Determine the number of lines holding the word "code"; answer with that number only.

A run of records
⁂

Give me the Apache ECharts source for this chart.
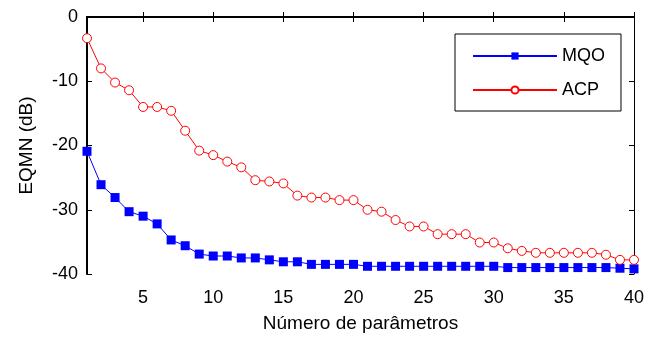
<!DOCTYPE html>
<html>
<head>
<meta charset="utf-8">
<script src="https://cdn.jsdelivr.net/npm/echarts@6/dist/echarts.min.js"></script>
<style>
  html, body { margin: 0; padding: 0; background: #fff; }
  #chart { width: 645px; height: 337px; }
</style>
</head>
<body>
<div id="chart"></div>
<script>
// número de parâmetros 1..40
const params = Array.from({ length: 40 }, (_, i) => i + 1);
const xTicks = [5, 10, 15, 20, 25, 30, 35, 40];

// EQMN (dB)
const mqo = [-20.9, -26.1, -28.1, -30.3, -31.0, -32.2, -34.7, -35.6, -36.9, -37.2,
  -37.2, -37.5, -37.5, -37.8, -38.1, -38.1, -38.5, -38.5, -38.5, -38.5,
  -38.8, -38.8, -38.8, -38.8, -38.8, -38.8, -38.8, -38.8, -38.8, -38.8,
  -39.0, -39.0, -39.0, -39.0, -39.0, -39.0, -39.0, -39.0, -39.1, -39.2];
const acp = [-3.3, -8.0, -10.2, -11.4, -14.0, -14.0, -14.6, -17.7, -20.8, -21.5,
  -22.5, -23.4, -25.4, -25.6, -25.9, -27.8, -28.1, -28.1, -28.5, -28.5,
  -30.0, -30.3, -31.6, -32.6, -32.6, -33.8, -33.8, -33.8, -35.1, -35.1,
  -36.0, -36.4, -36.7, -36.7, -36.7, -36.7, -36.7, -37.0, -37.8, -37.8];

const font = 'Liberation Sans, Arial, sans-serif';
const chart = echarts.init(document.getElementById('chart'));

const pairs = arr => arr.map((v, i) => [params[i], v]);

chart.setOption({
  animation: false,
  textStyle: { fontFamily: font },
  grid: { left: 87, right: 11, top: 17, bottom: 63, outerBoundsMode: 'none' },
  legend: {
    orient: 'vertical',
    left: 455,
    top: 34,
    padding: [13, 16, 12, 17],
    itemGap: 16,
    itemWidth: 84,
    itemHeight: 9,
    borderColor: '#000',
    borderWidth: 1,
    backgroundColor: '#fff',
    textStyle: { fontFamily: font, fontSize: 18, color: '#000' },
    data: ['MQO', 'ACP']
  },
  xAxis: [
    {
      type: 'value', min: 1, max: 40,
      name: 'Número de parâmetros', nameLocation: 'middle', nameGap: 40,
      nameTextStyle: { fontSize: 19, color: '#000' },
      axisLine: { lineStyle: { color: '#000', width: 2 } },
      axisTick: { inside: true, length: 5, customValues: xTicks, lineStyle: { color: '#000' } },
      axisLabel: { customValues: xTicks, fontSize: 18, color: '#000', margin: 15 },
      splitLine: { show: false }
    },
    {
      type: 'value', min: 1, max: 40, position: 'top',
      axisLine: { lineStyle: { color: '#000', width: 2 } },
      axisTick: { inside: true, length: 5, customValues: xTicks, lineStyle: { color: '#000' } },
      axisLabel: { show: false },
      splitLine: { show: false }
    }
  ],
  yAxis: [
    {
      type: 'value', min: -40, max: 0, interval: 10,
      name: 'EQMN (dB)', nameLocation: 'middle', nameGap: 51,
      nameTextStyle: { fontSize: 19, color: '#000' },
      axisLine: { show: true, lineStyle: { color: '#000', width: 2 } },
      axisTick: { show: true, inside: true, length: 5, lineStyle: { color: '#000' } },
      axisLabel: { fontSize: 18, color: '#000', margin: 9 },
      splitLine: { show: false }
    },
    {
      type: 'value', min: -40, max: 0, interval: 10, position: 'right',
      axisLine: { show: true, lineStyle: { color: '#000', width: 1 } },
      axisTick: { show: true, inside: true, length: 5, lineStyle: { color: '#000' } },
      axisLabel: { show: false },
      splitLine: { show: false }
    }
  ],
  series: [
    {
      name: 'MQO', type: 'line', data: pairs(mqo),
      symbol: 'rect', symbolSize: 9,
      lineStyle: { color: '#0000ff', width: 1 },
      itemStyle: { color: '#0000ff', borderWidth: 0 }
    },
    {
      name: 'ACP', type: 'line', data: pairs(acp),
      symbol: 'circle', symbolSize: 9,
      lineStyle: { color: '#ff0000', width: 1 },
      itemStyle: { color: '#fff', borderColor: '#ff0000', borderWidth: 1 }
    }
  ]
});
</script>
</body>
</html>
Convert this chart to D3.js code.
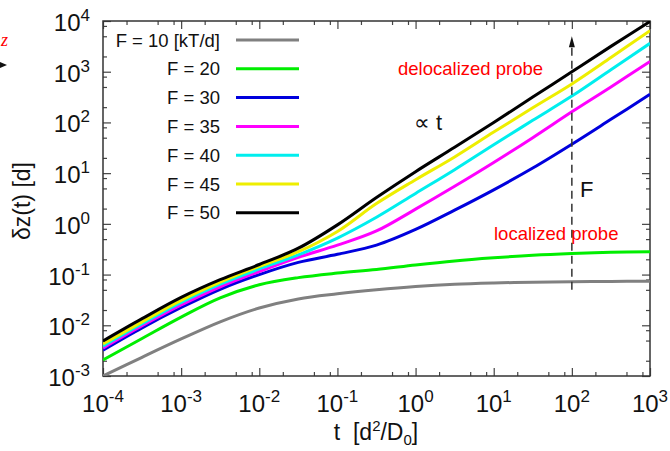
<!DOCTYPE html>
<html><head><meta charset="utf-8">
<script src="https://cdn.jsdelivr.net/npm/d3@7"></script>
<style>body{margin:0;background:#fff}svg{display:block;font-family:"Liberation Sans",Arial,sans-serif}</style>
</head><body><svg id="c" width="670" height="451"></svg>
<script>
// ---- data ----
const times = [1e-4, 3.16e-4, 1e-3, 3.16e-3, 1e-2, 3.16e-2, 0.1, 0.316, 1, 3.16, 10, 31.6, 100, 316, 1000];
const seriesNames = ["F = 10 [kT/d]", "F = 20", "F = 30", "F = 35", "F = 40", "F = 45", "F = 50"];
const seriesColors = ["#808080", "#00ee00", "#0000dd", "#ff00ff", "#00eeee", "#eeee00", "#000000"];
const f10 = [0.00100, 0.00234, 0.00537, 0.0117, 0.0219, 0.0331, 0.0417, 0.0501, 0.0582, 0.0646, 0.0684, 0.0708, 0.0724, 0.0733, 0.0741];
const f20 = [0.00207, 0.00550, 0.0145, 0.0347, 0.0631, 0.0871, 0.107, 0.126, 0.155, 0.186, 0.214, 0.240, 0.260, 0.275, 0.282];
const f30 = [0.00324, 0.00891, 0.0224, 0.0513, 0.100, 0.174, 0.251, 0.380, 0.776, 1.86, 4.68, 12.6, 37.2, 115, 359];
const f35 = [0.00355, 0.00977, 0.0251, 0.0575, 0.115, 0.219, 0.380, 0.724, 1.95, 5.50, 16.2, 50.1, 162, 501, 1585];
const f40 = [0.00389, 0.0107, 0.0282, 0.0646, 0.129, 0.245, 0.525, 1.35, 3.98, 11.7, 36.3, 110, 331, 1096, 3630];
const f45 = [0.00427, 0.0117, 0.0309, 0.0708, 0.145, 0.282, 0.708, 2.51, 7.41, 20.9, 64.6, 195, 575, 1905, 6460];
const f50 = [0.00490, 0.0135, 0.0355, 0.0794, 0.158, 0.331, 0.955, 3.31, 10.7, 32.4, 100, 316, 1000, 3160, 9770];
const seriesValues = [f10, f20, f30, f35, f40, f45, f50];
const xMajor = [1e-4, 1e-3, 1e-2, 1e-1, 1, 10, 100, 1000];
const xMajorExp = ["-4", "-3", "-2", "-1", "0", "1", "2", "3"];
const yMajor = [1e-3, 1e-2, 1e-1, 1, 10, 100, 1000, 10000];
const yMajorExp = ["-3", "-2", "-1", "0", "1", "2", "3", "4"];
const minorMult = [2, 5, 8];
const arrowT = 100, arrowFrom = 0.05, arrowTo = 5000;

// ---- layout ----
const L = 103, R = 650, T = 21, B = 376;
const svg = d3.select("#c");
const x = d3.scaleLog().domain([1e-4, 1e3]).range([L, R]);
const y = d3.scaleLog().domain([1e-3, 1e4]).range([B, T]);

const minorX = [], minorY = [];
xMajor.slice(0, -1).forEach(d => minorMult.forEach(m => minorX.push(d * m)));
yMajor.slice(0, -1).forEach(d => minorMult.forEach(m => minorY.push(d * m)));

function axisG(axis, tx, ty) {
  const g = svg.append("g").attr("transform", `translate(${tx},${ty})`).call(axis);
  g.select(".domain").remove();
  g.selectAll("text").remove();
  g.selectAll("line").attr("stroke", "#444").attr("stroke-width", 1.2);
  return g;
}
// inward ticks on all four sides
axisG(d3.axisBottom(x).tickValues(xMajor).tickSize(-8), 0, B);
axisG(d3.axisBottom(x).tickValues(minorX).tickSize(-4), 0, B);
axisG(d3.axisTop(x).tickValues(xMajor).tickSize(-8), 0, T);
axisG(d3.axisTop(x).tickValues(minorX).tickSize(-4), 0, T);
axisG(d3.axisLeft(y).tickValues(yMajor).tickSize(-8), L, 0);
axisG(d3.axisLeft(y).tickValues(minorY).tickSize(-4), L, 0);
axisG(d3.axisRight(y).tickValues(yMajor).tickSize(-8), R, 0);
axisG(d3.axisRight(y).tickValues(minorY).tickSize(-4), R, 0);

svg.append("rect").attr("x", L).attr("y", T).attr("width", R - L).attr("height", B - T)
  .attr("fill", "none").attr("stroke", "#333").attr("stroke-width", 1.5);

// tick labels
xMajor.forEach((v, i) => {
  const t = svg.append("text").attr("x", x(v)).attr("y", 412).attr("text-anchor", "middle")
    .attr("font-size", 24).attr("fill", "#111");
  t.append("tspan").text("10");
  t.append("tspan").attr("dy", -10).attr("font-size", 17).text(xMajorExp[i]);
});
yMajor.forEach((v, i) => {
  const t = svg.append("text").attr("x", 90).attr("y", y(v) + 10).attr("text-anchor", "end")
    .attr("font-size", 24).attr("fill", "#111");
  t.append("tspan").text("10");
  t.append("tspan").attr("dy", -10).attr("font-size", 17).text(yMajorExp[i]);
});

// axis titles
const xt = svg.append("text").attr("x", 376).attr("y", 440).attr("text-anchor", "middle")
  .attr("font-size", 23).attr("fill", "#111");
xt.append("tspan").text("t\u00a0\u00a0[d");
xt.append("tspan").attr("dy", -9).attr("font-size", 15).text("2");
xt.append("tspan").attr("dy", 9).text("/D");
xt.append("tspan").attr("dy", 5).attr("font-size", 15).text("0");
xt.append("tspan").attr("dy", -5).text("]");
svg.append("text").attr("transform", "translate(30,201) rotate(-90)").attr("text-anchor", "middle")
  .attr("font-size", 23).attr("fill", "#111").text("δz(t) [d]");

// clipped curves
svg.append("clipPath").attr("id", "clip").append("rect")
  .attr("x", L).attr("y", T).attr("width", R - L).attr("height", B - T);
const line = d3.line().x((d, i) => x(times[i])).y(d => y(d)).curve(d3.curveCatmullRom.alpha(0.5));
const plot = svg.append("g").attr("clip-path", "url(#clip)");
seriesValues.forEach((vals, i) => {
  plot.append("path").attr("d", line(vals)).attr("fill", "none")
    .attr("stroke", seriesColors[i]).attr("stroke-width", 3);
});

// dashed arrow F
svg.append("line").attr("x1", x(arrowT)).attr("x2", x(arrowT)).attr("y1", y(arrowFrom)).attr("y2", y(arrowTo) + 8)
  .attr("stroke", "#333").attr("stroke-width", 1.5).attr("stroke-dasharray", "8,5");
const ax = x(arrowT), ay = y(arrowTo);
svg.append("path").attr("d", `M${ax},${ay} L${ax - 3},${ay + 11} L${ax + 3},${ay + 11} Z`).attr("fill", "#111");
svg.append("text").attr("x", 580).attr("y", 197).attr("font-size", 22).attr("fill", "#111").text("F");

// annotations
svg.append("text").attr("x", 398).attr("y", 75).attr("font-size", 18.5).attr("fill", "#ff0000").text("delocalized probe");
svg.append("text").attr("x", 494).attr("y", 240).attr("font-size", 18.5).attr("fill", "#ff0000").text("localized probe");
svg.append("text").attr("x", 414).attr("y", 130).attr("font-size", 22).attr("fill", "#111").text("∝ t");

// legend
const legY0 = 40, legDy = 28.8;
seriesNames.forEach((n, i) => {
  const yy = legY0 + i * legDy;
  svg.append("text").attr("x", 220).attr("y", yy + 6.5).attr("text-anchor", "end")
    .attr("font-size", 18.5).attr("fill", "#111").text(n);
  svg.append("line").attr("x1", 236).attr("x2", 299).attr("y1", yy).attr("y2", yy)
    .attr("stroke", seriesColors[i]).attr("stroke-width", 3);
});

// fragments at the left edge
svg.append("text").attr("x", 1).attr("y", 46).attr("font-size", 18).attr("font-style", "italic")
  .attr("font-family", "Liberation Serif, serif").attr("fill", "#ff0000").text("z");
svg.append("path").attr("d", "M0,62 L7,65 L0,68 Z").attr("fill", "#111");
</script></body></html>
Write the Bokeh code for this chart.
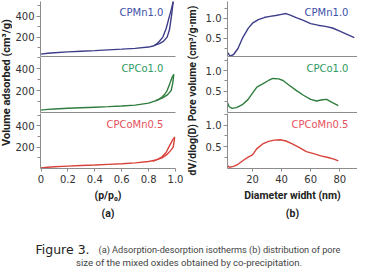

⁂

CORRECT OUTPUT
2